Weird doll day. 



Yesterday, after a long trip out of town to one of our favorite clients, we decided to have lunch in Market!Market!. Kayen felt she had to put horse blinders on all of us because we kept straying into one purveyor of kitsch after another. For some reason, we kept getting attracted to un-doll dolls. My first purchase was a black stuffed thing, with two handstitched x's for eyes. Derrick scored a Mr. Bean teddy bear. Joey got a cat complete with tiny fish on nylon. Then I bought Squish for Lucien. There's Luc and Squish hamming it up for the camera. Squish has little patches of Lucien drool all over his sewn-shut mouth.

"Dolls have always been a part of human culture, in many forms and in many places. Ancient cultures often used dolls in sacrifices and rituals designed to ensure the fertility of crops or even protection from illness or war, many cultures, both ancient and modern, regard certain dolls as the repository or temporary resting place of spiritual presence."

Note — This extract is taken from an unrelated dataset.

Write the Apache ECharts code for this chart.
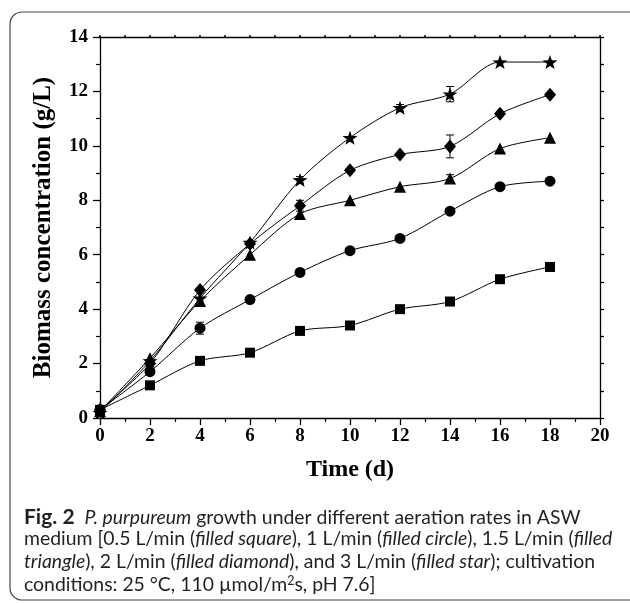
<!DOCTYPE html>
<html>
<head>
<meta charset="utf-8">
<script src="https://cdn.jsdelivr.net/npm/echarts@6/dist/echarts.min.js"></script>
<style>
  html, body { margin: 0; padding: 0; background: #fff; }
  #chart { width: 630px; height: 603px; }
</style>
</head>
<body>
<div id="chart"></div>
<script>
// 数据 (g/L), 每 2 天取样
const days = [0, 2, 4, 6, 8, 10, 12, 14, 16, 18];
const square = [0.3, 1.2, 2.1, 2.4, 3.2, 3.4, 4.0, 4.28, 5.1, 5.55];
const circle = [0.3, 1.7, 3.3, 4.35, 5.35, 6.15, 6.6, 7.6, 8.5, 8.7];
const triangle = [0.25, 2.2, 4.3, 6.0, 7.5, 8.0, 8.5, 8.8, 9.9, 10.3];
const diamond = [0.3, 2.0, 4.7, 6.4, 7.8, 9.1, 9.68, 9.98, 11.18, 11.88];
const star = [0.2, 2.1, 4.4, 6.45, 8.75, 10.3, 11.4, 11.9, 13.08, 13.08];
// 误差棒: [天, 均值, 标准差]
const errorBars = [
    [14, 11.9, 0.28],
    [14, 9.98, 0.42],
    [4, 3.3, 0.22],
    [8, 7.8, 0.2],
    [12, 11.4, 0.12],
    [14, 8.8, 0.14],
    [8, 8.75, 0.12]
];
const xTicks = [0, 2, 4, 6, 8, 10, 12, 14, 16, 18, 20];
const yTicks = [0, 2, 4, 6, 8, 10, 12, 14];

const starPath = 'path://M0,-10L2.35,-3.24L9.51,-3.09L3.8,1.24L5.88,8.09L0,4.2L-5.88,8.09L-3.8,1.24L-9.51,-3.09L-2.35,-3.24Z';

const pair = (arr) => days.map((d, i) => [d, arr[i]]);

const chart = echarts.init(document.getElementById('chart'), null, { renderer: 'canvas' });

const tickFont = {
    fontFamily: 'Liberation Serif',
    fontWeight: 'bold',
    fontSize: 19,
    color: '#000'
};

const lineSeries = (data, symbol, size) => ({
    type: 'line',
    data: pair(data),
    smooth: 0.3,
    symbol: symbol,
    symbolSize: size,
    showAllSymbol: true,
    lineStyle: { color: '#000', width: 1 },
    itemStyle: { color: '#000', borderWidth: 0 },
    z: 3
});

const capText = (y, text) => ({
    type: 'text',
    left: 24,
    top: y,
    style: {
        text: text,
        fontFamily: 'Lato',
        fontSize: 19.4,
        fill: '#231f20',
        rich: {
            b: { fontFamily: 'Lato', fontWeight: 'bold', fontSize: 21, fill: '#231f20' },
            i: { fontFamily: 'Lato', fontStyle: 'italic', fontSize: 19.4, fill: '#231f20' },
            sup: { fontFamily: 'Lato', fontSize: 12.5, fill: '#231f20', padding: [0, 0, 9, 0] }
        }
    }
});

const option = {
    animation: false,
    backgroundColor: '#fff',
    grid: { left: 100, right: 30, top: 37, bottom: 185 },
    xAxis: [
        {
            type: 'value',
            min: 0, max: 20, interval: 2,
            name: 'Time (d)',
            nameLocation: 'middle',
            nameGap: 40,
            nameTextStyle: { fontFamily: 'Liberation Serif', fontWeight: 'bold', fontSize: 24, color: '#000' },
            axisLine: { lineStyle: { color: '#000', width: 1.3 } },
            axisTick: { length: 7, lineStyle: { color: '#000', width: 1.3 } },
            minorTick: { show: true, splitNumber: 2, length: 4, lineStyle: { color: '#000', width: 1.2 } },
            axisLabel: Object.assign({ margin: 9, formatter: (v) => xTicks.includes(v) ? v : '' }, tickFont),
            splitLine: { show: false }
        },
        {
            type: 'value',
            position: 'top',
            min: 0, max: 20, interval: 1,
            axisLine: { show: true, onZero: false, lineStyle: { color: '#000', width: 1.3 } },
            axisTick: { show: true, length: 2, lineStyle: { color: '#000', width: 1.5 } },
            axisLabel: { show: false },
            splitLine: { show: false }
        }
    ],
    yAxis: [
        {
            type: 'value',
            min: 0, max: 14, interval: 2,
            name: 'Biomass concentration (g/L)',
            nameLocation: 'middle',
            nameGap: 44,
            nameTextStyle: { fontFamily: 'Liberation Serif', fontWeight: 'bold', fontSize: 25, color: '#000' },
            axisLine: { show: true, lineStyle: { color: '#000', width: 1.3 } },
            axisTick: { show: true, length: 7, lineStyle: { color: '#000', width: 1.3 } },
            minorTick: { show: true, splitNumber: 2, length: 4, lineStyle: { color: '#000', width: 1.2 } },
            axisLabel: Object.assign({ margin: 12, formatter: (v) => yTicks.includes(v) ? v : '' }, tickFont),
            splitLine: { show: false }
        },
        {
            type: 'value',
            position: 'right',
            min: 0, max: 14, interval: 1,
            axisLine: { show: true, onZero: false, lineStyle: { color: '#000', width: 1.3 } },
            axisTick: { show: true, length: 4, lineStyle: { color: '#000', width: 1.3 } },
            axisLabel: { show: false },
            splitLine: { show: false }
        }
    ],
    series: [
        lineSeries(square, 'rect', 10),
        lineSeries(circle, 'circle', 11),
        lineSeries(triangle, 'triangle', 12),
        lineSeries(diamond, 'diamond', [12, 14]),
        lineSeries(star, starPath, [15, 14]),
        {
            type: 'custom',
            data: errorBars.map((e) => [e[0], e[1] - e[2], e[1] + e[2]]),
            z: 4,
            renderItem: (params, api) => {
                const lo = api.coord([api.value(0), api.value(1)]);
                const hi = api.coord([api.value(0), api.value(2)]);
                const w = 4;
                const st = { stroke: '#000', lineWidth: 1 };
                return {
                    type: 'group',
                    children: [
                        { type: 'line', shape: { x1: lo[0], y1: lo[1], x2: hi[0], y2: hi[1] }, style: st },
                        { type: 'line', shape: { x1: lo[0] - w, y1: lo[1], x2: lo[0] + w, y2: lo[1] }, style: st },
                        { type: 'line', shape: { x1: hi[0] - w, y1: hi[1], x2: hi[0] + w, y2: hi[1] }, style: st }
                    ]
                };
            }
        }
    ],
    graphic: [
        {
            type: 'rect',
            shape: { x: 10, y: 12, width: 660, height: 588, r: 12 },
            style: { fill: 'none', stroke: '#444', lineWidth: 1.2 },
            silent: true
        },
        capText(507, '{b|Fig. 2}  {i|P. purpureum} growth under different aeration rates in ASW'),
        capText(529, 'medium [0.5 L/min ({i|filled square}), 1 L/min ({i|filled circle}), 1.5 L/min ({i|filled}'),
        capText(552, '{i|triangle}), 2 L/min ({i|filled diamond}), and 3 L/min ({i|filled star}); cultivation'),
        capText(574, 'conditions: 25 °C, 110 µmol/m{sup|2}s, pH 7.6]')
    ]
};

chart.setOption(option);
window.addEventListener('resize', chart.resize);
</script>
</body>
</html>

While the commercial production of kokeshi is fairly recent, the form of the kokeshi doll is ancient. It is a very simple form, minimal and abstract. The consensus has always been though, the more abstract the doll, the more complex the emotion that attaches to them; and as everyone has experienced, the more self-conscious, precious and expensive the doll, the less fun they are to play with. The kokeshi doll, with its simplified curves and understated form, looks as if bound, wrapped or confined, emotions not altogether unfamiliar to those of one's human self."